Your description of James Tallis is well done indeed:

"Kael knew the name well.  James had been his freshman roommate at Stanford.  He was a methodical and conservative man, and remarkably intelligent.  Being the valedictorian of their class, he went on to Harvard Law, eventually going down the road of a politician.  It didn’t surprise Kael in the least where Tallis had ended up.  He was a popular man in office, a news icon currently known for his progressive view on international terrorism.  They hadn’t spoken in years."
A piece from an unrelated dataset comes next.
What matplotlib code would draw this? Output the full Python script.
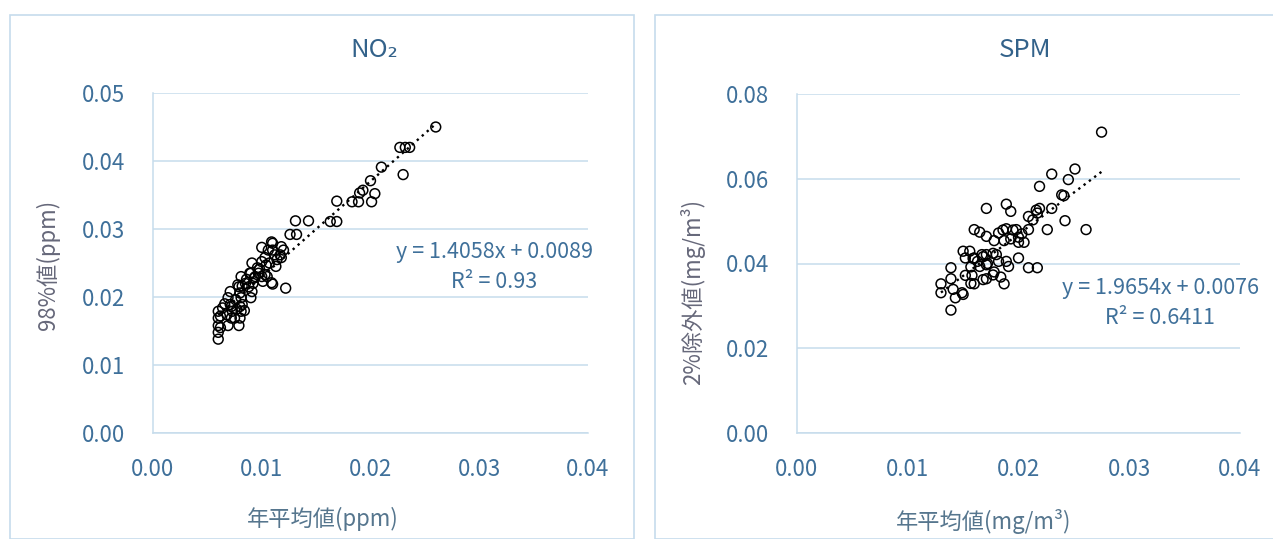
import numpy as np
import matplotlib
matplotlib.use('Agg')
import matplotlib.pyplot as plt
from matplotlib.patches import Rectangle

plt.rcParams['font.family'] = ['Noto Sans CJK JP', 'DejaVu Sans']

# NO2: annual mean vs 98% value (ppm)
no2_x = [0.0260, 0.0227, 0.0232, 0.0236, 0.0230, 0.0210, 0.0200, 0.0190, 0.0193,
         0.0183, 0.0189, 0.0201, 0.0204, 0.0169, 0.0163, 0.0169, 0.0131, 0.0143,
         0.0126, 0.0132, 0.0122, 0.0109,
         0.0110, 0.0106, 0.0110, 0.0120, 0.0118, 0.0103, 0.0107, 0.0091, 0.0096,
         0.0090, 0.0094, 0.0100, 0.0105, 0.0085, 0.0081, 0.0079, 0.0088, 0.0092,
         0.0081, 0.0090, 0.0069, 0.0071, 0.0064, 0.0073, 0.0081, 0.0060, 0.0060,
         0.0060, 0.0060, 0.0060, 0.0069, 0.0079, 0.0068, 0.0075, 0.0110,
         0.0100, 0.0109, 0.0118, 0.0112, 0.0117, 0.0100, 0.0113, 0.0089, 0.0097,
         0.0103, 0.0086, 0.0093, 0.0101, 0.0082, 0.0078, 0.0071, 0.0080, 0.0091,
         0.0076, 0.0082, 0.0072, 0.0080, 0.0062, 0.0062, 0.0072, 0.0080, 0.0084,
         0.0077, 0.0066, 0.0098, 0.0104, 0.0114]
no2_y = [0.0450, 0.0420, 0.0420, 0.0420, 0.0380, 0.0391, 0.0371, 0.0353, 0.0357,
         0.0340, 0.0340, 0.0340, 0.0352, 0.0341, 0.0311, 0.0311, 0.0312, 0.0312,
         0.0292, 0.0292, 0.0213, 0.0221,
         0.0279, 0.0269, 0.0269, 0.0269, 0.0258, 0.0258, 0.0250, 0.0250, 0.0243,
         0.0235, 0.0230, 0.0230, 0.0230, 0.0220, 0.0230, 0.0215, 0.0215, 0.0220,
         0.0199, 0.0199, 0.0199, 0.0189, 0.0184, 0.0179, 0.0179, 0.0179, 0.0169,
         0.0158, 0.0148, 0.0138, 0.0158, 0.0158, 0.0174, 0.0169, 0.0219,
         0.0273, 0.0281, 0.0274, 0.0262, 0.0262, 0.0252, 0.0245, 0.0235, 0.0235,
         0.0233, 0.0226, 0.0228, 0.0223, 0.0216, 0.0218, 0.0208, 0.0206, 0.0208,
         0.0196, 0.0189, 0.0186, 0.0186, 0.0172, 0.0155, 0.0169, 0.0169, 0.0180,
         0.0182, 0.0190, 0.0241, 0.0247, 0.0255]
no2_fit = (1.4058, 0.0089)
no2_eq = 'y = 1.4058x + 0.0089\nR² = 0.93'

# SPM: annual mean vs 2% excluded value (mg/m3)
spm_x = [0.0275, 0.0251, 0.0230, 0.0245, 0.0219, 0.0239, 0.0241, 0.0189, 0.0193,
         0.0171, 0.0230, 0.0219, 0.0217, 0.0209, 0.0213, 0.0242, 0.0226, 0.0261,
         0.0160, 0.0165, 0.0171, 0.0182, 0.0178, 0.0189, 0.0198, 0.0200, 0.0200,
         0.0209, 0.0187, 0.0193, 0.0150, 0.0156, 0.0152, 0.0160, 0.0167, 0.0171,
         0.0163, 0.0180, 0.0182, 0.0189, 0.0191, 0.0178, 0.0200, 0.0209, 0.0217,
         0.0139, 0.0139, 0.0130, 0.0130, 0.0141, 0.0149, 0.0150, 0.0143, 0.0139,
         0.0152, 0.0160, 0.0171, 0.0184, 0.0187, 0.0158, 0.0165, 0.0171,
         0.0168, 0.0177, 0.0172, 0.0159, 0.0157, 0.0168, 0.0177, 0.0157, 0.0186,
         0.0195, 0.0216, 0.0203, 0.0205]
spm_y = [0.0710, 0.0623, 0.0611, 0.0598, 0.0582, 0.0562, 0.0560, 0.0540, 0.0523,
         0.0530, 0.0530, 0.0530, 0.0519, 0.0511, 0.0503, 0.0501, 0.0480, 0.0480,
         0.0480, 0.0474, 0.0464, 0.0472, 0.0454, 0.0482, 0.0480, 0.0462, 0.0450,
         0.0480, 0.0454, 0.0458, 0.0429, 0.0429, 0.0413, 0.0413, 0.0421, 0.0421,
         0.0405, 0.0421, 0.0405, 0.0405, 0.0393, 0.0380, 0.0413, 0.0390, 0.0390,
         0.0390, 0.0364, 0.0352, 0.0331, 0.0339, 0.0331, 0.0327, 0.0319, 0.0290,
         0.0372, 0.0352, 0.0364, 0.0368, 0.0352, 0.0372, 0.0393, 0.0397,
         0.0416, 0.0424, 0.0400, 0.0412, 0.0392, 0.0362, 0.0373, 0.0353, 0.0479,
         0.0479, 0.0526, 0.0470, 0.0450]
spm_fit = (1.9654, 0.0076)
spm_eq = 'y = 1.9654x + 0.0076\nR² = 0.6411'

W, H = 1273, 539
txt = '#3f709a'
grid_c = '#c6dcec'

fig = plt.figure(figsize=(W / 100, H / 100), dpi=100)
fig.patch.set_facecolor('white')

# chart area frames
fig.patches.append(Rectangle((10 / W, 0), 624 / W, (H - 15) / H, transform=fig.transFigure,
                             fill=False, edgecolor=grid_c, linewidth=1.2))
fig.patches.append(Rectangle((655 / W, 0), 640 / W, (H - 15) / H, transform=fig.transFigure,
                             fill=False, edgecolor=grid_c, linewidth=1.2))


def panel(rect, xs, ys, fit, eq, ymax, ystep, title, ylab, xlab,
          title_pos, ylab_pos, xlab_pos, eq_pos):
    ax = fig.add_axes(rect)
    ax.scatter(xs, ys, s=50, facecolors='none', edgecolors='black', linewidths=1.1, zorder=3)
    xx = np.array([min(xs), max(xs)])
    ax.plot(xx, fit[0] * xx + fit[1], color='black', linestyle=(0, (1, 1.8)), linewidth=1.7, zorder=4)
    ax.set_xlim(0, 0.04)
    ax.set_ylim(0, ymax)
    ax.set_xticks(np.arange(0, 0.0401, 0.01))
    ax.set_yticks(np.arange(0, ymax + 1e-9, ystep))
    ax.set_xticklabels(['%.2f' % v for v in ax.get_xticks()])
    ax.set_yticklabels(['%.2f' % v for v in ax.get_yticks()])
    ax.tick_params(length=0, labelsize=16, colors=txt)
    ax.tick_params(axis='y', pad=20)
    ax.tick_params(axis='x', pad=18)
    ax.grid(axis='y', color=grid_c, linewidth=1.1)
    ax.set_axisbelow(True)
    for s in ['top', 'right']:
        ax.spines[s].set_visible(False)
    for s in ['left', 'bottom']:
        ax.spines[s].set_color(grid_c)
        ax.spines[s].set_linewidth(1.1)
    fig.text(title_pos[0] / W, 1 - title_pos[1] / H, title, ha='center', va='center',
             fontsize=18.5, color='#33628a')
    fig.text(ylab_pos[0] / W, 1 - ylab_pos[1] / H, ylab, ha='center', va='center',
             rotation=90, fontsize=16, color='#66687a')
    fig.text(xlab_pos[0] / W, 1 - xlab_pos[1] / H, xlab, ha='center', va='center',
             fontsize=16, color='#56768e')
    fig.text(eq_pos[0] / W, 1 - eq_pos[1] / H, eq, ha='center', va='center',
             fontsize=15.5, color=txt, linespacing=1.45)
    return ax


panel([153 / W, 106 / H, 435 / W, 340 / H], no2_x, no2_y, no2_fit, no2_eq, 0.05, 0.01,
      'NO₂', '98%値(ppm)', '年平均値(ppm)',
      (374, 50), (48, 265), (323, 519), (494, 267))
panel([797 / W, 106 / H, 443 / W, 339 / H], spm_x, spm_y, spm_fit, spm_eq, 0.08, 0.02,
      'SPM', '2%除外値(mg/m³)', '年平均値(mg/m³)',
      (1025, 50), (693, 292), (984, 521), (1160, 303))

fig.savefig('out.png', dpi=100)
Within this description you provide us with descriptions of his intellect and his past. You don't delve into too much detail, but you give us several descriptors that make this character seem real. I'm really curious as to why you decided to mention that "They hadn't spoken in years." Did Recht and Tallis have a bad experience sometime down the line or something? Not that this is a bad thing. In fact, its quite the contrary. Again you give us another one of those sentences that gets readers asking questions, thus garnering even greater interest in your story. I am interested to know how exactly Recht and Tallis will interact when they meet each other after so many years, which I presume is in the next chapter.

And one other burning question I have. Is Angela a hottie? LOL. Jokes aside, I think you could have add more descriptions of Angela. I can only guess her relationship to Recht, but I'll take a guess and say that its his secretary. Forgive my ignorance if I am wrong, but thats all I can gather based on the lack of details. Adding more details on her certainly won't be a challenge for you, as your writing clearly speaks for itself. Just a little suggestion.

Anyways, this story seems to be going places. Keep it up man and I will be looking out for more chapters.